▶ _PROBLEM DETAILS_
Go through the records and copy each line where the word "document" occurs.

▶ _Charts and diagrams as code_
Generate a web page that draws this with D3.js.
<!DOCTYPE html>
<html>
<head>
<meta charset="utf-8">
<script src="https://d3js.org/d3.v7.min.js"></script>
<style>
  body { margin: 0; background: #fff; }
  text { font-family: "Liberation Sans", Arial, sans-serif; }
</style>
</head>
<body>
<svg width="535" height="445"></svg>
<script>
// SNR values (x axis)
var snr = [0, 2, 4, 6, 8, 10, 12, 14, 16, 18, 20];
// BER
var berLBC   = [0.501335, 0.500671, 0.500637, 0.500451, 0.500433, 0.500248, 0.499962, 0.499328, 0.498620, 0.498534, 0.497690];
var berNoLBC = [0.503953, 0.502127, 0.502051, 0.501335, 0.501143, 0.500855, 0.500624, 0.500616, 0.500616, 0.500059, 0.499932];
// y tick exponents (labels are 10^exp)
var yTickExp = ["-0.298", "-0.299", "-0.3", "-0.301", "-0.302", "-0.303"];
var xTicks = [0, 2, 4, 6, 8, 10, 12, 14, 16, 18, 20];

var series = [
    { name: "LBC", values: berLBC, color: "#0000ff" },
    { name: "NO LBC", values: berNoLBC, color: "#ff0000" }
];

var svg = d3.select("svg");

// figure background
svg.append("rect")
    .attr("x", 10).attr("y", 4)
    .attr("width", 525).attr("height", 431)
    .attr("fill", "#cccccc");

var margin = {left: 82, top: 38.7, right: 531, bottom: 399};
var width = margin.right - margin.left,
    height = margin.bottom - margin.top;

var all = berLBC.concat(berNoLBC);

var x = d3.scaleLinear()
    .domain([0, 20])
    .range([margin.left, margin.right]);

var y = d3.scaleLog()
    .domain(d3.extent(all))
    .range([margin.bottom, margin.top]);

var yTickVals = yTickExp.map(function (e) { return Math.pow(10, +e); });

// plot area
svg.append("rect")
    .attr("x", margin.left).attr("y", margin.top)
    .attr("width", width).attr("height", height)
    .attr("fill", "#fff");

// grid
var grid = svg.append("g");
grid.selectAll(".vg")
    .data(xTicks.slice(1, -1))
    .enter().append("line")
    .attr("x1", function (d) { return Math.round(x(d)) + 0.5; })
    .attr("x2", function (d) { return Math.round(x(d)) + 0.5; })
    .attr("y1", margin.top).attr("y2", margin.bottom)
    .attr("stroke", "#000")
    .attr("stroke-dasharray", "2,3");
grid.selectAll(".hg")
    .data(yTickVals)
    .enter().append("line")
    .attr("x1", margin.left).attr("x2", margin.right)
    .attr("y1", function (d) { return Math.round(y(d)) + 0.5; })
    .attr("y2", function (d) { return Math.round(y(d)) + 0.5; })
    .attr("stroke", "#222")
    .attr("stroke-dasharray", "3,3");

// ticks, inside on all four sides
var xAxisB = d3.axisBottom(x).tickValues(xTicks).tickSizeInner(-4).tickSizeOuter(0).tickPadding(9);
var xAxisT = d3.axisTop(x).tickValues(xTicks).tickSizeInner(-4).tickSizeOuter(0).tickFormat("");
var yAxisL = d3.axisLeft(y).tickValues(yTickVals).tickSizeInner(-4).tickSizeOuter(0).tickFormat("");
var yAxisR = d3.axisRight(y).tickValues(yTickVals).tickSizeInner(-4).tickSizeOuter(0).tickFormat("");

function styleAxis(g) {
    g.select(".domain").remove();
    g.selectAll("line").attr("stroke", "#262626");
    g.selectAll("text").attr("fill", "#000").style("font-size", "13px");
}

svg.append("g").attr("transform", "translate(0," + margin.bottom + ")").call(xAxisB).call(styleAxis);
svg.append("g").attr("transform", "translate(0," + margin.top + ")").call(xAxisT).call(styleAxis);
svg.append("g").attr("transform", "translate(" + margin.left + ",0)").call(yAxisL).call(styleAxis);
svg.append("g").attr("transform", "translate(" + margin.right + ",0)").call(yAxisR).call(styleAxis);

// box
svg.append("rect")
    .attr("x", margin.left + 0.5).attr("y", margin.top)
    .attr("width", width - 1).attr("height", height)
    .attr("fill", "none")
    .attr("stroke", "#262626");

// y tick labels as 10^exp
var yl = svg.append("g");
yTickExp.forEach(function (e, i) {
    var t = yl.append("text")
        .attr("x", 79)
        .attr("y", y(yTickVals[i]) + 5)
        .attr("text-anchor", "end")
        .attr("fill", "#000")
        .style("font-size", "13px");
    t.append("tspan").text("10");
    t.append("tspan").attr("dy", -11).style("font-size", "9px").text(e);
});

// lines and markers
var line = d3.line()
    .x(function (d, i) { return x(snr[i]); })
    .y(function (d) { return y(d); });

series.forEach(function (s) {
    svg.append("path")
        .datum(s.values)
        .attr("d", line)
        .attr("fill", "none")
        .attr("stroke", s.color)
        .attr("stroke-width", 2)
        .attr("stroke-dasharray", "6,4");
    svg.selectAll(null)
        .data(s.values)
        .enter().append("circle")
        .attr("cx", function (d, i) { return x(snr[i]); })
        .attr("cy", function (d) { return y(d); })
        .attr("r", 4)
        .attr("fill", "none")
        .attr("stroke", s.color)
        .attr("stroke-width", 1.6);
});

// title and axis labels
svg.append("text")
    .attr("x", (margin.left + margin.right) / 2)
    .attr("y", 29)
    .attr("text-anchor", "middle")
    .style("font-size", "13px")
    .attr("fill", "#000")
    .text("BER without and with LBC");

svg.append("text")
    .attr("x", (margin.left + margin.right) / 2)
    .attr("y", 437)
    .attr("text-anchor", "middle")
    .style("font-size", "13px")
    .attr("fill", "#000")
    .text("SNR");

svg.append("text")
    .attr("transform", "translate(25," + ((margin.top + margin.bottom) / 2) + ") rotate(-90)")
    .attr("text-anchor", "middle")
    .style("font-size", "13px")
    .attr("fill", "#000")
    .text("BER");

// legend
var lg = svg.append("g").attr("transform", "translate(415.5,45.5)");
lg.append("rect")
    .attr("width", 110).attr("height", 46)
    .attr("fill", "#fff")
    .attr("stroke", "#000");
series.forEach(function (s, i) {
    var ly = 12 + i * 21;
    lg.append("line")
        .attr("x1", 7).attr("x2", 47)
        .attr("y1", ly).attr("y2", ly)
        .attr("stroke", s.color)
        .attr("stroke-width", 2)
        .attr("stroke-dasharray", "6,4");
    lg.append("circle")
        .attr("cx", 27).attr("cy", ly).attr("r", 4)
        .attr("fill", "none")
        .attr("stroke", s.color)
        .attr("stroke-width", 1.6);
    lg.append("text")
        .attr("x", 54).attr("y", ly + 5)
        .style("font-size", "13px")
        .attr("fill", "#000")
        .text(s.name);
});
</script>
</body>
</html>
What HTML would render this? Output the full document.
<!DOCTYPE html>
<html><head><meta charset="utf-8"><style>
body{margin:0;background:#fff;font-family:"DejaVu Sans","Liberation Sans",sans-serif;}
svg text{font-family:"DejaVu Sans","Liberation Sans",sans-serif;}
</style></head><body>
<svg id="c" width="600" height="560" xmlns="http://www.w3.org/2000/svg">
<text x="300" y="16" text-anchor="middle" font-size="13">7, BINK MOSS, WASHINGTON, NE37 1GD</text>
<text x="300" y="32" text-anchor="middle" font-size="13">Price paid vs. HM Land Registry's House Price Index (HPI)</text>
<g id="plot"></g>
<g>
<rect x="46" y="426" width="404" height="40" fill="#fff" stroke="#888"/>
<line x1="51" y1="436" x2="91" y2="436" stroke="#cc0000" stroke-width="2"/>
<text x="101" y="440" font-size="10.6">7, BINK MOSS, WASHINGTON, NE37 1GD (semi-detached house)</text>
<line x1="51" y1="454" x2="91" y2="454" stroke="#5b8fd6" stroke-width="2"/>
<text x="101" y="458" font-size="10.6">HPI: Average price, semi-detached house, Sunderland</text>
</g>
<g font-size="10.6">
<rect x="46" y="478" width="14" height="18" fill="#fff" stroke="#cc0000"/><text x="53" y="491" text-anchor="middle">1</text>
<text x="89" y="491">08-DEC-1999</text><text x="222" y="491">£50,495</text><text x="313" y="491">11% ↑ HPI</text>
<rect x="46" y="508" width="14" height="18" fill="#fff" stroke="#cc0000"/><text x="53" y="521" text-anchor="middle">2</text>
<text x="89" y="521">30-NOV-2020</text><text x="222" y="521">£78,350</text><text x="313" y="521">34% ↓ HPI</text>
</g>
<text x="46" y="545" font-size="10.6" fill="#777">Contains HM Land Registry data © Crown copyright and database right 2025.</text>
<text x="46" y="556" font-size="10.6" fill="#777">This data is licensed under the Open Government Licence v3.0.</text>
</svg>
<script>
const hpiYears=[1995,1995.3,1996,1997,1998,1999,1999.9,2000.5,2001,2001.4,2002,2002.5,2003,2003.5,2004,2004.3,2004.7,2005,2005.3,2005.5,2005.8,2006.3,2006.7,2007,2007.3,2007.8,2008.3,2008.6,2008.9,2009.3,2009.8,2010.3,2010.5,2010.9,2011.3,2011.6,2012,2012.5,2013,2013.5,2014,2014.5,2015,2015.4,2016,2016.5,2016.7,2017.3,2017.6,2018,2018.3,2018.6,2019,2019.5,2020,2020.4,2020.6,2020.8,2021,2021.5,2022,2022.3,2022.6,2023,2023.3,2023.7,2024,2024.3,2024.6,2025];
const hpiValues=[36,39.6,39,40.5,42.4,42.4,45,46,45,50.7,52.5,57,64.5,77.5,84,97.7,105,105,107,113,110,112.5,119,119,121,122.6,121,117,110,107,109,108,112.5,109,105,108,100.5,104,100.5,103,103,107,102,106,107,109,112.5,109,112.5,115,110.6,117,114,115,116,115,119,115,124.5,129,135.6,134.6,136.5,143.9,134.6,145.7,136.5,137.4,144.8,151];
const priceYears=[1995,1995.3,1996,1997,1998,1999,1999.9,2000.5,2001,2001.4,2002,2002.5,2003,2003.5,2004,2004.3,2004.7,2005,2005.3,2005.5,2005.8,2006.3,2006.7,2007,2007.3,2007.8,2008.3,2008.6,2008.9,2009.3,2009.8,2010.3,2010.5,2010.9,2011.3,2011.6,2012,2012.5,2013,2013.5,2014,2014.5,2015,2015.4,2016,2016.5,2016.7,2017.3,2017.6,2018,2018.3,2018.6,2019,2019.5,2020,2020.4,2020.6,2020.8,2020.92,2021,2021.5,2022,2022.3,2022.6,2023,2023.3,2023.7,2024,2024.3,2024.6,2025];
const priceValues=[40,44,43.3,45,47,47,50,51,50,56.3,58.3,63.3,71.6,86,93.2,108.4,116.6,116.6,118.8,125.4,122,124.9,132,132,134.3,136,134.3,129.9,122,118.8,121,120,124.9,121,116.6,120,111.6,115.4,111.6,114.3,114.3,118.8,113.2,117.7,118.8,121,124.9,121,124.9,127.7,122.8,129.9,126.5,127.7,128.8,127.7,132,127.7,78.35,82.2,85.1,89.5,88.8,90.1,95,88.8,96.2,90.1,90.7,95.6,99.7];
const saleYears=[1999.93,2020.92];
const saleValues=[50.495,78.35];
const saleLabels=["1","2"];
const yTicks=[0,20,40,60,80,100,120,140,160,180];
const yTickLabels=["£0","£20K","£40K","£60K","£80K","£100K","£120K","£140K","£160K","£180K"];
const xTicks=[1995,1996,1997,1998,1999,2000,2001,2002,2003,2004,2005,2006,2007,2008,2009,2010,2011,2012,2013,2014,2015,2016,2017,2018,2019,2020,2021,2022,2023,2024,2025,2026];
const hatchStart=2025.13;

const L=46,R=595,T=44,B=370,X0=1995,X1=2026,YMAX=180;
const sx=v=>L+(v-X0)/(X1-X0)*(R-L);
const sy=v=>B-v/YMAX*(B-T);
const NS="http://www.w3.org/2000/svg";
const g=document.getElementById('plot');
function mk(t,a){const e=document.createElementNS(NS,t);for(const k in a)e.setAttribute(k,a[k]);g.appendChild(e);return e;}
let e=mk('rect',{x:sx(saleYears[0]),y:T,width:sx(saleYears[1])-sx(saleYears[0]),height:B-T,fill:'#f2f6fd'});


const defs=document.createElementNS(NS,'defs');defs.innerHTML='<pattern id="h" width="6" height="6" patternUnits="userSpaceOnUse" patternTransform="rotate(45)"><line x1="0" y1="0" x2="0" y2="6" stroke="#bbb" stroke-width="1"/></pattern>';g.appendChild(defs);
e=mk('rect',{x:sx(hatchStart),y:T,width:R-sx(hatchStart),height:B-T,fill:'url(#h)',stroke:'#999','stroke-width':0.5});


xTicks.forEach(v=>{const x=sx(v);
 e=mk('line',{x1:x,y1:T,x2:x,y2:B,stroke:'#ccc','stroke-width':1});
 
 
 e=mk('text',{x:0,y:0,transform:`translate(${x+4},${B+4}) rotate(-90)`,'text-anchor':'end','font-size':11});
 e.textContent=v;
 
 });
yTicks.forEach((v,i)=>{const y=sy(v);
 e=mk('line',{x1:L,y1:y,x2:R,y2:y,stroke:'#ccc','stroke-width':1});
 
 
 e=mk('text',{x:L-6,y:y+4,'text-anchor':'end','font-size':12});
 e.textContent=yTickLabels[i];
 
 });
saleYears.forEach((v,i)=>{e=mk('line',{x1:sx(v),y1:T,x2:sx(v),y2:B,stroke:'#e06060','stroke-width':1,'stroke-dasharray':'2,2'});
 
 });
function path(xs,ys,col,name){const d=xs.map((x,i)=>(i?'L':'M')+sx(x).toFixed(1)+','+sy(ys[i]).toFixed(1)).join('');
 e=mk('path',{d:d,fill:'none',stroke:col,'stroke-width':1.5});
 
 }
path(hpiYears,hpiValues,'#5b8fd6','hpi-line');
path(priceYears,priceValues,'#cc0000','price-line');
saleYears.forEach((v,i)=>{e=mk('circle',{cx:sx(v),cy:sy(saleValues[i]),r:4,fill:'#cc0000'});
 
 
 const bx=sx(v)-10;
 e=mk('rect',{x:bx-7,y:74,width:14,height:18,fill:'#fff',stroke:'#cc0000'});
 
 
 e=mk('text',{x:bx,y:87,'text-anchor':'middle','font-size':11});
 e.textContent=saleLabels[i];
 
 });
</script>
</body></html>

▶ _OUTPUT OF THE TASK_
What HTML would render this? Output the full document.
const g=document.getElementById('plot');
function mk(t,a){const e=document.createElementNS(NS,t);for(const k in a)e.setAttribute(k,a[k]);g.appendChild(e);return e;}
const defs=document.createElementNS(NS,'defs');defs.innerHTML='<pattern id="h" width="6" height="6" patternUnits="userSpaceOnUse" patternTransform="rotate(45)"><line x1="0" y1="0" x2="0" y2="6" stroke="#bbb" stroke-width="1"/></pattern>';g.appendChild(defs);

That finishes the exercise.